WORK REQUIRED |
Return the lines below exactly, from the first line to the line that contains "0, 2, 3, 1, 3];". Leave out pictures.

*** RECORDED DATA

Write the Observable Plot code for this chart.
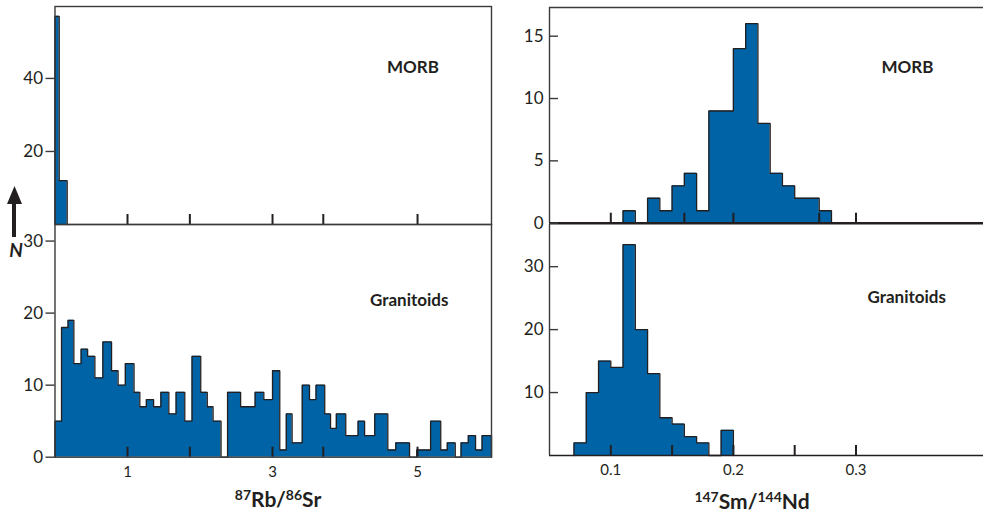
<!DOCTYPE html>
<html><head><meta charset="utf-8">
<script src="https://cdn.jsdelivr.net/npm/d3@7"></script>
<script src="https://cdn.jsdelivr.net/npm/@observablehq/plot@0.6"></script>
<style>
body{margin:0;background:#fff;}
#fig{position:relative;width:983px;height:513px;overflow:hidden;font-family:Lato,"Noto Sans",sans-serif;color:#231f20;}
#fig svg{position:absolute;left:0;top:0;}
.xtitle{position:absolute;font-weight:bold;font-size:21px;white-space:nowrap;text-align:center;width:240px;line-height:1;}
.xtitle sup{font-size:14px;vertical-align:0;position:relative;top:-7px;}
</style></head><body><div id="fig"></div>
<script>
const W = 983, H = 513;
const BLUE = "#0063a6", INK = "#231f20";

// ---- Data: 87Rb/86Sr histograms (bin edges and counts) ----
const rbMorbEdges = [0, 0.058, 0.168];
const rbMorbCounts = [57, 12];
const rbGranEdges = [0, 0.09, 0.18, 0.26, 0.36, 0.45, 0.55, 0.66, 0.78, 0.87, 0.97, 1.09, 1.17, 1.26, 1.36, 1.46, 1.57, 1.67, 1.79, 1.89, 2.01, 2.10, 2.18, 2.29, 2.38, 2.56, 2.76, 2.88, 3.00, 3.10, 3.19, 3.27, 3.41, 3.51, 3.60, 3.72, 3.80, 3.88, 4.01, 4.18, 4.27, 4.41, 4.59, 4.70, 4.89, 4.99, 5.18, 5.32, 5.41, 5.52, 5.60, 5.70, 5.80, 5.89, 6.02];
const rbGranCounts = [5, 18, 19, 13, 15, 14, 11, 16, 12, 10, 13, 9, 7, 8, 7, 9, 6, 9, 5, 14, 9, 7, 5, 0, 9, 7, 9, 8, 12, 1, 6, 2, 10, 8, 10, 6, 4, 6, 3, 5, 3, 6, 1, 2, 0, 1, 5, 1, 2, 0, 2, 3, 1, 3];

// ---- Data: 147Sm/144Nd histograms ----
const smMorbEdges = [0.11, 0.12, 0.13, 0.14, 0.15, 0.16, 0.17, 0.18, 0.19, 0.20, 0.21, 0.22, 0.23, 0.24, 0.25, 0.26, 0.27, 0.28];
const smMorbCounts = [1, 0, 2, 1, 3, 4, 1, 9, 9, 14, 16, 8, 4, 3, 2, 2, 1];
const smGranEdges = [0.07, 0.08, 0.09, 0.10, 0.11, 0.12, 0.13, 0.14, 0.15, 0.16, 0.17, 0.18, 0.19, 0.20];
const smGranCounts = [2, 10, 15, 14, 33.5, 20, 13, 6, 5, 3, 2, 0, 4];

// ---- Ticks and labels ----
const rbTicks = [1, 1.86, 3, 3.7, 5];
const rbTickLabels = [1, 3, 5];
const smMorbTicks = [0.1, 0.16, 0.2, 0.27, 0.3];
const smGranTicks = [0.1, 0.15, 0.2, 0.25, 0.3];
const smTickLabels = [0.1, 0.2, 0.3];
const rbMorbYTicks = [20, 40];
const rbGranYTicks = [0, 10, 20, 30];
const smMorbYTicks = [0, 5, 10, 15];
const smGranYTicks = [10, 20, 30];
const rbDomain = [0, 6.02], smDomain = [0.05, 0.404];

function panel(o) {
  const {edges, counts, xDomain, yDomain, box: [l, t, r, b], xTicks, xLabels, yTicks, label, ldx, ldy, side} = o;
  const bins = counts.map((n, i) => ({x1: edges[i], x2: edges[i + 1], n}));
  const outline = [{x: edges[0], y: 0}];
  bins.forEach(d => { outline.push({x: d.x1, y: d.n}); outline.push({x: d.x2, y: d.n}); });
  outline.push({x: edges[edges.length - 1], y: 0});
  const marks = [
    Plot.areaY(outline, {x: "x", y1: 0, y2: "y", fill: BLUE}),
    Plot.line(outline, {x: "x", y: "y", stroke: INK, strokeWidth: 1.3, strokeLinejoin: "miter"}),
    Plot.axisX(xTicks, {anchor: "bottom", tickSize: -10, tickFormat: () => "", stroke: INK, strokeWidth: 2, label: null})
  ];
  if (xLabels) marks.push(Plot.axisX(xLabels, {anchor: "bottom", tickSize: 0, tickPadding: 9, fontSize: 15, fill: INK, label: null, tickFormat: d => String(d)}));
  if (side === "left") {
    marks.push(Plot.frame({stroke: "#3a3a3a", strokeWidth: 1.4}));
    marks.push(Plot.axisY(yTicks, {anchor: "left", tickSize: 9, tickPadding: 3, fontSize: 17, fill: INK, stroke: "#3a3a3a", strokeWidth: 1.4, label: null}));
  } else {
    marks.push(Plot.ruleX([xDomain[0]], {stroke: "#3a3a3a", strokeWidth: 1.4}));
    if (o.top) marks.push(Plot.ruleY([yDomain[1]], {stroke: "#3a3a3a", strokeWidth: 1.4}));
    marks.push(Plot.ruleY([0], {stroke: INK, strokeWidth: o.thick ? 2.4 : 1.6}));
    marks.push(Plot.axisY(yTicks, {anchor: "left", tickSize: -9, tickFormat: () => "", stroke: "#3a3a3a", strokeWidth: 1.4, label: null}));
    marks.push(Plot.axisY(yTicks, {anchor: "left", tickSize: 0, tickPadding: 6, fontSize: 17, fill: INK, label: null}));
  }
  marks.push(Plot.text([label], {frameAnchor: "top-left", textAnchor: "start", lineAnchor: "top", dx: ldx, dy: ldy, fontWeight: "bold", fontSize: 17, fill: INK}));
  return Plot.plot({
    width: W, height: H,
    marginLeft: l, marginRight: W - r, marginTop: t, marginBottom: H - b,
    x: {domain: xDomain, label: null},
    y: {domain: yDomain, label: null},
    style: {background: "transparent", fontFamily: "Lato, 'Noto Sans', sans-serif", color: INK, overflow: "visible"},
    marks
  });
}

const fig = document.getElementById("fig");
fig.append(panel({edges: rbMorbEdges, counts: rbMorbCounts, xDomain: rbDomain, yDomain: [0, 59.7], box: [54.5, 6, 491, 224], xTicks: rbTicks, yTicks: rbMorbYTicks, label: "MORB", ldx: 332, ldy: 54, side: "left"}));
fig.append(panel({edges: rbGranEdges, counts: rbGranCounts, xDomain: rbDomain, yDomain: [0, 32.3], box: [54.5, 224, 491, 456.7], xTicks: rbTicks, xLabels: rbTickLabels, yTicks: rbGranYTicks, label: "Granitoids", ldx: 315, ldy: 69, side: "left"}));
fig.append(panel({edges: smMorbEdges, counts: smMorbCounts, xDomain: smDomain, yDomain: [0, 17.3], box: [549, 7, 983, 222.7], xTicks: smMorbTicks, yTicks: smMorbYTicks, label: "MORB", ldx: 332, ldy: 53, side: "right", top: true, thick: true}));
fig.append(panel({edges: smGranEdges, counts: smGranCounts, xDomain: smDomain, yDomain: [0, 36.7], box: [549, 224, 983, 455], xTicks: smGranTicks, xLabels: smTickLabels, yTicks: smGranYTicks, label: "Granitoids", ldx: 318, ldy: 66, side: "right"}));

// axis titles
const t1 = document.createElement("div");
t1.className = "xtitle"; t1.style.left = (278 - 120) + "px"; t1.style.top = "488px";
t1.innerHTML = "<sup>87</sup>Rb/<sup>86</sup>Sr";
const t2 = document.createElement("div");
t2.className = "xtitle"; t2.style.left = (752 - 120) + "px"; t2.style.top = "490px";
t2.innerHTML = "<sup>147</sup>Sm/<sup>144</sup>Nd";
fig.append(t1, t2);

// N arrow
const ns = "http://www.w3.org/2000/svg";
const a = document.createElementNS(ns, "svg");
a.setAttribute("width", 40); a.setAttribute("height", 100);
a.style.left = "0px"; a.style.top = "180px";
a.innerHTML = `<line x1="14" y1="57" x2="14" y2="20" stroke="${INK}" stroke-width="4"/>
<polygon points="7,24 22,24 14.5,6" fill="${INK}"/>
<text x="16" y="77" text-anchor="middle" font-family="Lato, 'Noto Sans', sans-serif" font-size="19" font-weight="bold" font-style="italic" fill="${INK}">N</text>`;
fig.append(a);
</script></body></html>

******

REPLY TO THE EXERCISE |
Write the Observable Plot code for this chart.
<!DOCTYPE html>
<html><head><meta charset="utf-8">
<script src="https://cdn.jsdelivr.net/npm/d3@7"></script>
<script src="https://cdn.jsdelivr.net/npm/@observablehq/plot@0.6"></script>
<style>
body{margin:0;background:#fff;}
#fig{position:relative;width:983px;height:513px;overflow:hidden;font-family:Lato,"Noto Sans",sans-serif;color:#231f20;}
#fig svg{position:absolute;left:0;top:0;}
.xtitle{position:absolute;font-weight:bold;font-size:21px;white-space:nowrap;text-align:center;width:240px;line-height:1;}
.xtitle sup{font-size:14px;vertical-align:0;position:relative;top:-7px;}
</style></head><body><div id="fig"></div>
<script>
const W = 983, H = 513;
const BLUE = "#0063a6", INK = "#231f20";

// ---- Data: 87Rb/86Sr histograms (bin edges and counts) ----
const rbMorbEdges = [0, 0.058, 0.168];
const rbMorbCounts = [57, 12];
const rbGranEdges = [0, 0.09, 0.18, 0.26, 0.36, 0.45, 0.55, 0.66, 0.78, 0.87, 0.97, 1.09, 1.17, 1.26, 1.36, 1.46, 1.57, 1.67, 1.79, 1.89, 2.01, 2.10, 2.18, 2.29, 2.38, 2.56, 2.76, 2.88, 3.00, 3.10, 3.19, 3.27, 3.41, 3.51, 3.60, 3.72, 3.80, 3.88, 4.01, 4.18, 4.27, 4.41, 4.59, 4.70, 4.89, 4.99, 5.18, 5.32, 5.41, 5.52, 5.60, 5.70, 5.80, 5.89, 6.02];
const rbGranCounts = [5, 18, 19, 13, 15, 14, 11, 16, 12, 10, 13, 9, 7, 8, 7, 9, 6, 9, 5, 14, 9, 7, 5, 0, 9, 7, 9, 8, 12, 1, 6, 2, 10, 8, 10, 6, 4, 6, 3, 5, 3, 6, 1, 2, 0, 1, 5, 1, 2, 0, 2, 3, 1, 3];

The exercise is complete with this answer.